Di awal perkembangan, dangdut mengisi masyarakat bawah (pekerja kasar). Mereka melepas kepenatan hidup dengan mendengarkan musik hingga menggerakkan seluruh badan (joget) mengikuti dentakan kendang dan indahnya suara seruling. Hampir disetiap pelosok masyarakat menggemari musik yang merupakan asli Indonesia. Di era 90-an musik dangdut mengalami perubahan, dari format musik dan produktifitas pencipta lagu dangdut. Masyarakat pun mulai mendiskriditkan musik yang menjadi idola bagi bangsa melayu. Stigmatisasi penggemar dangdut kampungan, ndeso pun mulai dirasakan. Disamping itu, dalam setiap pentas dangdut tidak lepas dari perilaku anarkis para penikmat dangdut.

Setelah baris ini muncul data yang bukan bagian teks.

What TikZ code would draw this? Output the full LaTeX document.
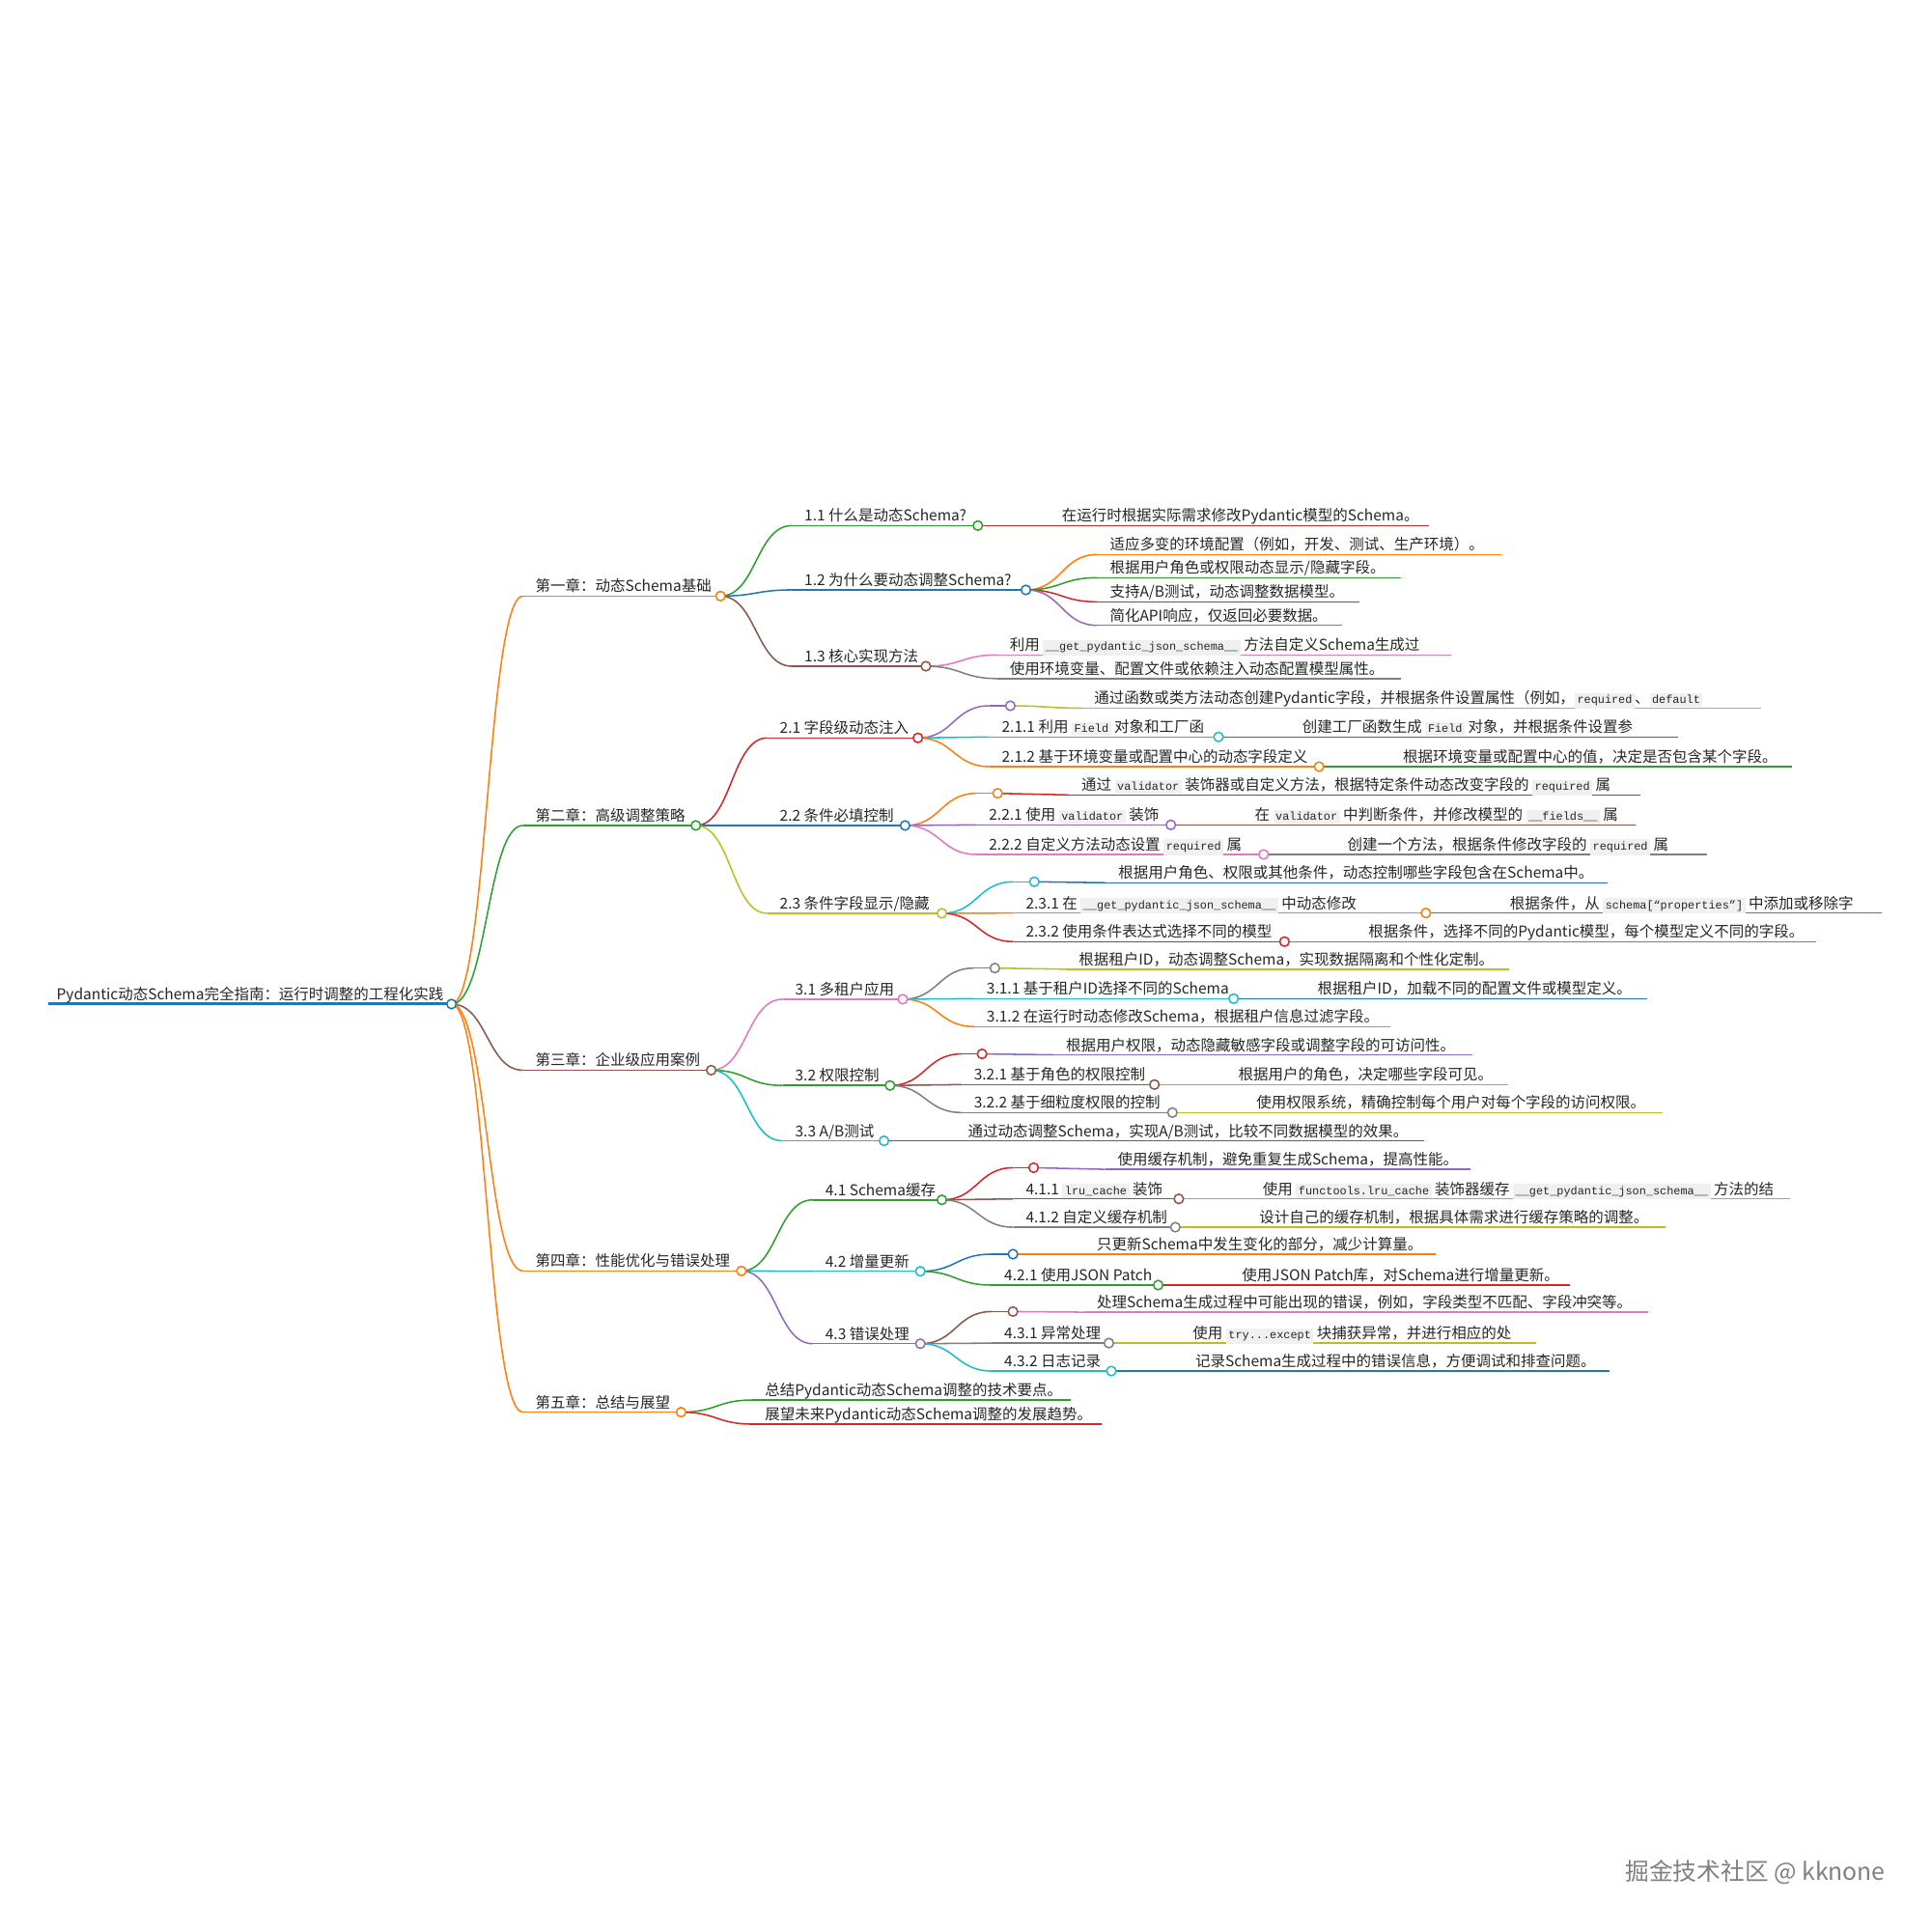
\documentclass[tikz,border=0pt]{standalone}
\usepackage{fontspec}
\setmainfont{Noto Sans CJK SC}
\newfontfamily\codefont{Liberation Mono}
\usetikzlibrary{calc}
\definecolor{cBlue}{HTML}{1F77B4}
\definecolor{cOrange}{HTML}{FF7F0E}
\definecolor{cGreen}{HTML}{2CA02C}
\definecolor{cRed}{HTML}{D62728}
\definecolor{cPurple}{HTML}{9467BD}
\definecolor{cBrown}{HTML}{8C564B}
\definecolor{cPink}{HTML}{E377C2}
\definecolor{cGray}{HTML}{7F7F7F}
\definecolor{cOlive}{HTML}{BCBD22}
\definecolor{cCyan}{HTML}{17BECF}
\definecolor{codebg}{HTML}{F0F0F0}
\newcommand\cd[1]{{\fboxsep=2pt\colorbox{codebg}{\fontsize{9.3}{10}\codefont #1}}}
\tikzset{
  ul/.style={line width=1.2pt},
  lbl/.style={anchor=base west, inner sep=0pt, text=black!85, font=\fontsize{12.15}{14}\selectfont},
  dotc/.style={circle, fill=white, inner sep=0pt, minimum size=7.6pt, line width=1.2pt}
}
% name, colour, y, parent circle x, end x, text
\newcommand\mn[6]{%
  \coordinate (#1-s) at ({#4+58},#3);
  \coordinate (#1-e) at (#5,#3);
  \draw[ul,#2] (#1-s) -- (#1-e);
  \node[lbl] (#1) at ({#4+68},{#3-3.5}) {#6};
}
\newcommand\lk[3]{\draw[ul,#1] let \p1=(#2-e), \p2=(#3-s) in (\p1) .. controls ({(\x1+\x2)/2},\y1) and ({(\x1+\x2)/2},\y2) .. (\p2);}
\newcommand\dt[2]{\node[dotc,draw=#2] (#1-c) at (#1-e) {};}
\begin{document}
\begin{tikzpicture}[x=1pt,y=-1pt]
\fill[white] (0,0) rectangle (1568,1568);
\useasboundingbox (0,0) rectangle (1568,1568);
% root
\coordinate (R-s) at (39,815.3);
\coordinate (R-e) at (366.6,815.3);
\draw[line width=2.4pt,cBlue] (R-s) -- (R-e);
\node[lbl] (R) at (45.8,811.8) {Pydantic动态Schema完全指南：运行时调整的工程化实践};
% chapters
\mn{C1}{cOrange}{484}{366.6}{585}{第一章：动态Schema基础}
\mn{C2}{cGreen}{670.3}{366.6}{565}{第二章：高级调整策略}
\mn{C3}{cBrown}{869}{366.6}{577.5}{第三章：企业级应用案例}
\mn{C4}{cOrange}{1032}{366.6}{602}{第四章：性能优化与错误处理}
\mn{C5}{cOrange}{1146.7}{366.6}{553}{第五章：总结与展望}
% chapter 1
\mn{N11}{cGreen}{426.8}{585}{794}{1.1 什么是动态Schema?}
\mn{L11}{cRed}{426.8}{794}{1160}{在运行时根据实际需求修改Pydantic模型的Schema。}
\mn{N12}{cBlue}{479}{585}{833}{1.2 为什么要动态调整Schema?}
\mn{L12a}{cOrange}{450.3}{833}{1219}{适应多变的环境配置（例如，开发、测试、生产环境）。}
\mn{L12b}{cGreen}{469.1}{833}{1137.6}{根据用户角色或权限动态显示/隐藏字段。}
\mn{L12c}{cRed}{488.7}{833}{1103.5}{支持A/B测试，动态调整数据模型。}
\mn{L12d}{cPurple}{507.8}{833}{1089.5}{简化API响应，仅返回必要数据。}
\mn{N13}{cBrown}{541}{585}{751.8}{1.3 核心实现方法}
\mn{L13a}{cPink}{531.8}{751.8}{1178}{利用 \cd{\_\_get\_pydantic\_json\_schema\_\_} 方法自定义Schema生成过}
\mn{L13b}{cGray}{551}{751.8}{1137.6}{使用环境变量、配置文件或依赖注入动态配置模型属性。}
% chapter 2
\mn{N21}{cRed}{599.2}{565}{745.3}{2.1 字段级动态注入}
\mn{N21a}{cPurple}{573.1}{745.3}{820.4}{}
\mn{L21a}{cOlive}{575}{820.4}{1429.8}{通过函数或类方法动态创建Pydantic字段，并根据条件设置属性（例如，\cd{required}、\cd{default}}
\mn{N211}{cCyan}{598.4}{745.3}{989.4}{2.1.1 利用 \cd{Field} 对象和工厂函}
\mn{L211}{cBlue}{598.4}{989.4}{1362.5}{创建工厂函数生成 \cd{Field} 对象，并根据条件设置参}
\mn{N212}{cOrange}{622.5}{745.3}{1071}{2.1.2 基于环境变量或配置中心的动态字段定义}
\mn{L212}{cGreen}{622.5}{1071}{1455.3}{根据环境变量或配置中心的值，决定是否包含某个字段。}
\mn{N22}{cBlue}{670.3}{565}{734.9}{2.2 条件必填控制}
\mn{N22a}{cOrange}{644.2}{734.9}{810}{}
\mn{L22a}{cRed}{645.5}{810}{1331.8}{通过 \cd{validator} 装饰器或自定义方法，根据特定条件动态改变字段的 \cd{required} 属}
\mn{N221}{cPurple}{669.8}{734.9}{950.7}{2.2.1 使用 \cd{validator} 装饰}
\mn{L221}{cBrown}{669.8}{950.7}{1328.4}{在 \cd{validator} 中判断条件，并修改模型的 \cd{\_\_fields\_\_} 属}
\mn{N222}{cPink}{693.8}{734.9}{1026}{2.2.2 自定义方法动态设置 \cd{required} 属}
\mn{L222}{cGray}{693.8}{1026}{1385.9}{创建一个方法，根据条件修改字段的 \cd{required} 属}
\mn{N23}{cOlive}{741.6}{565}{764.8}{2.3 条件字段显示/隐藏}
\mn{N23a}{cCyan}{716}{764.8}{839.9}{}
\mn{L23a}{cBlue}{716.8}{839.9}{1305.3}{根据用户角色、权限或其他条件，动态控制哪些字段包含在Schema中。}
\mn{N231}{cOrange}{741.4}{764.8}{1157.8}{2.3.1 在 \cd{\_\_get\_pydantic\_json\_schema\_\_} 中动态修改}
\mn{L231}{cGreen}{741.4}{1157.8}{1528}{根据条件，从 \cd{schema[“properties”]} 中添加或移除字}
\mn{N232}{cRed}{764.6}{764.8}{1043}{2.3.2 使用条件表达式选择不同的模型}
\mn{L232}{cPurple}{764.6}{1043}{1474.8}{根据条件，选择不同的Pydantic模型，每个模型定义不同的字段。}
% chapter 3
\mn{N31}{cPink}{811.4}{577.5}{733}{3.1 多租户应用}
\mn{N31a}{cGray}{786.1}{733}{807.8}{}
\mn{L31a}{cOlive}{787}{807.8}{1225}{根据租户ID，动态调整Schema，实现数据隔离和个性化定制。}
\mn{N311}{cCyan}{810.9}{733}{1001.7}{3.1.1 基于租户ID选择不同的Schema}
\mn{L311}{cBlue}{810.9}{1001.7}{1337.8}{根据租户ID，加载不同的配置文件或模型定义。}
\mn{L312}{cOrange}{833.6}{733}{1129}{3.1.2 在运行时动态修改Schema，根据租户信息过滤字段。}
\mn{N32}{cGreen}{881.4}{577.5}{722.7}{3.2 权限控制}
\mn{N32a}{cRed}{855.8}{722.7}{797.4}{}
\mn{L32a}{cPurple}{856.5}{797.4}{1195.7}{根据用户权限，动态隐藏敏感字段或调整字段的可访问性。}
\mn{N321}{cBrown}{880.7}{722.7}{937.4}{3.2.1 基于角色的权限控制}
\mn{L321}{cPink}{880.7}{937.4}{1224.3}{根据用户的角色，决定哪些字段可见。}
\mn{N322}{cGray}{903.4}{722.7}{952}{3.2.2 基于细粒度权限的控制}
\mn{L322}{cOlive}{903.4}{952}{1350}{使用权限系统，精确控制每个用户对每个字段的访问权限。}
\mn{N33}{cCyan}{926.4}{577.5}{717.8}{3.3 A/B测试}
\mn{L33}{cBlue}{926.4}{717.8}{1156}{通过动态调整Schema，实现A/B测试，比较不同数据模型的效果。}
% chapter 4
\mn{N41}{cGreen}{974.3}{602}{764.8}{4.1 Schema缓存}
\mn{N41a}{cRed}{948.2}{764.8}{839.3}{}
\mn{L41a}{cPurple}{949.5}{839.3}{1194.4}{使用缓存机制，避免重复生成Schema，提高性能。}
\mn{N411}{cBrown}{973.5}{764.8}{957.2}{4.1.1 \cd{lru\_cache} 装饰}
\mn{L411}{cPink}{973.5}{957.2}{1453.6}{使用 \cd{functools.lru\_cache} 装饰器缓存 \cd{\_\_get\_pydantic\_json\_schema\_\_} 方法的结}
\mn{N412}{cGray}{996.5}{764.8}{954.4}{4.1.2 自定义缓存机制}
\mn{L412}{cOlive}{996.5}{954.4}{1352.4}{设计自己的缓存机制，根据具体需求进行缓存策略的调整。}
\mn{N42}{cCyan}{1032.3}{602}{747.3}{4.2 增量更新}
\mn{N42a}{cBlue}{1018.4}{747.3}{822.5}{}
\mn{L42a}{cOrange}{1018.4}{822.5}{1165.6}{只更新Schema中发生变化的部分，减少计算量。}
\mn{N421}{cGreen}{1043.5}{747.3}{940.4}{4.2.1 使用JSON Patch}
\mn{L421}{cRed}{1043.5}{940.4}{1274.4}{使用JSON Patch库，对Schema进行增量更新。}
\mn{N43}{cPurple}{1091.1}{602}{747.3}{4.3 错误处理}
\mn{N43a}{cBrown}{1065}{747.3}{822.5}{}
\mn{L43a}{cPink}{1065.5}{822.5}{1338.4}{处理Schema生成过程中可能出现的错误，例如，字段类型不匹配、字段冲突等。}
\mn{N431}{cGray}{1090.6}{747.3}{900.4}{4.3.1 异常处理}
\mn{L431}{cOlive}{1090.6}{900.4}{1247.6}{使用 \cd{try...except} 块捕获异常，并进行相应的处}
\mn{N432}{cCyan}{1113.3}{747.3}{902.4}{4.3.2 日志记录}
\mn{L432}{cBlue}{1113.3}{902.4}{1307.2}{记录Schema生成过程中的错误信息，方便调试和排查问题。}
% chapter 5
\mn{L51}{cGreen}{1136.8}{553}{869.8}{总结Pydantic动态Schema调整的技术要点。}
\mn{L52}{cRed}{1156.4}{553}{894.3}{展望未来Pydantic动态Schema调整的发展趋势。}
% connectors
\lk{cOrange}{R}{C1}\lk{cGreen}{R}{C2}\lk{cBrown}{R}{C3}\lk{cOrange}{R}{C4}\lk{cOrange}{R}{C5}
\lk{cGreen}{C1}{N11}\lk{cBlue}{C1}{N12}\lk{cBrown}{C1}{N13}
\lk{cRed}{N11}{L11}
\lk{cOrange}{N12}{L12a}\lk{cGreen}{N12}{L12b}\lk{cRed}{N12}{L12c}\lk{cPurple}{N12}{L12d}
\lk{cPink}{N13}{L13a}\lk{cGray}{N13}{L13b}
\lk{cRed}{C2}{N21}\lk{cBlue}{C2}{N22}\lk{cOlive}{C2}{N23}
\lk{cPurple}{N21}{N21a}\lk{cCyan}{N21}{N211}\lk{cOrange}{N21}{N212}
\lk{cOlive}{N21a}{L21a}\lk{cBlue}{N211}{L211}\lk{cGreen}{N212}{L212}
\lk{cOrange}{N22}{N22a}\lk{cPurple}{N22}{N221}\lk{cPink}{N22}{N222}
\lk{cRed}{N22a}{L22a}\lk{cBrown}{N221}{L221}\lk{cGray}{N222}{L222}
\lk{cCyan}{N23}{N23a}\lk{cOrange}{N23}{N231}\lk{cRed}{N23}{N232}
\lk{cBlue}{N23a}{L23a}\lk{cGreen}{N231}{L231}\lk{cPurple}{N232}{L232}
\lk{cPink}{C3}{N31}\lk{cGreen}{C3}{N32}\lk{cCyan}{C3}{N33}
\lk{cGray}{N31}{N31a}\lk{cCyan}{N31}{N311}\lk{cOrange}{N31}{L312}
\lk{cOlive}{N31a}{L31a}\lk{cBlue}{N311}{L311}
\lk{cRed}{N32}{N32a}\lk{cBrown}{N32}{N321}\lk{cGray}{N32}{N322}
\lk{cPurple}{N32a}{L32a}\lk{cPink}{N321}{L321}\lk{cOlive}{N322}{L322}
\lk{cBlue}{N33}{L33}
\lk{cGreen}{C4}{N41}\lk{cCyan}{C4}{N42}\lk{cPurple}{C4}{N43}
\lk{cRed}{N41}{N41a}\lk{cBrown}{N41}{N411}\lk{cGray}{N41}{N412}
\lk{cPurple}{N41a}{L41a}\lk{cPink}{N411}{L411}\lk{cOlive}{N412}{L412}
\lk{cBlue}{N42}{N42a}\lk{cGreen}{N42}{N421}
\lk{cOrange}{N42a}{L42a}\lk{cRed}{N421}{L421}
\lk{cBrown}{N43}{N43a}\lk{cGray}{N43}{N431}\lk{cCyan}{N43}{N432}
\lk{cPink}{N43a}{L43a}\lk{cOlive}{N431}{L431}\lk{cBlue}{N432}{L432}
\lk{cGreen}{C5}{L51}\lk{cRed}{C5}{L52}
% circles
\dt{R}{cBlue}
\dt{C1}{cOrange}\dt{C2}{cGreen}\dt{C3}{cBrown}\dt{C4}{cOrange}\dt{C5}{cOrange}
\dt{N11}{cGreen}\dt{N12}{cBlue}\dt{N13}{cBrown}
\dt{N21}{cRed}\dt{N21a}{cPurple}\dt{N211}{cCyan}\dt{N212}{cOrange}
\dt{N22}{cBlue}\dt{N22a}{cOrange}\dt{N221}{cPurple}\dt{N222}{cPink}
\dt{N23}{cOlive}\dt{N23a}{cCyan}\dt{N231}{cOrange}\dt{N232}{cRed}
\dt{N31}{cPink}\dt{N31a}{cGray}\dt{N311}{cCyan}
\dt{N32}{cGreen}\dt{N32a}{cRed}\dt{N321}{cBrown}\dt{N322}{cGray}
\dt{N33}{cCyan}
\dt{N41}{cGreen}\dt{N41a}{cRed}\dt{N411}{cBrown}\dt{N412}{cGray}
\dt{N42}{cCyan}\dt{N42a}{cBlue}\dt{N421}{cGreen}
\dt{N43}{cPurple}\dt{N43a}{cBrown}\dt{N431}{cGray}\dt{N432}{cCyan}
% watermark
\node[anchor=base east, inner sep=0pt, text=black!50, font=\fontsize{19.4}{22}\selectfont] (wm) at (1531,1527) {掘金技术社区 @ kknone};
\end{tikzpicture}
\end{document}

Akan tetapi stigma tersebut mulai dikikis dengan berbagai cara termasuk media televisi berlomba-lomba memformat musik dangdut dalam berbagai fariasi, dari show, kompetisi hingga format eliminasi. Semua dilakukan demi mengembalikan citra musik dangdut yang pernah jaya dimasa lalu. Bukti bahwa musik ini menjadi favorit dan tidak akan hilang dari hati penggemar dan menghapus stigma bahwa dangdut musik kampungan. Jadi patutkah kita membunuh kreatifitas, ekspresi seseorang dengan mengatakan bahwa musik A, B atau C kampungan, tidak up to date, atau apapun stigma tersebut. Indonesia merupakan bangsa yang berbudaya dan memiliki nilai seni tinggi, sehingga tidak menerima bentuk diskriminasi apapun. So, bangsa yang besar adalah yang apresiatif terhadap kreatifitas bangsanya. Apapun pilihan seni kita, seperti ungkapan Slank " tong kosong nyaring bunyinya...., kalau suka ikutlah bernyanyi, jangan ngelarang-larang, jangan banyak komentar apalagi menghina......". Bukan Begitu?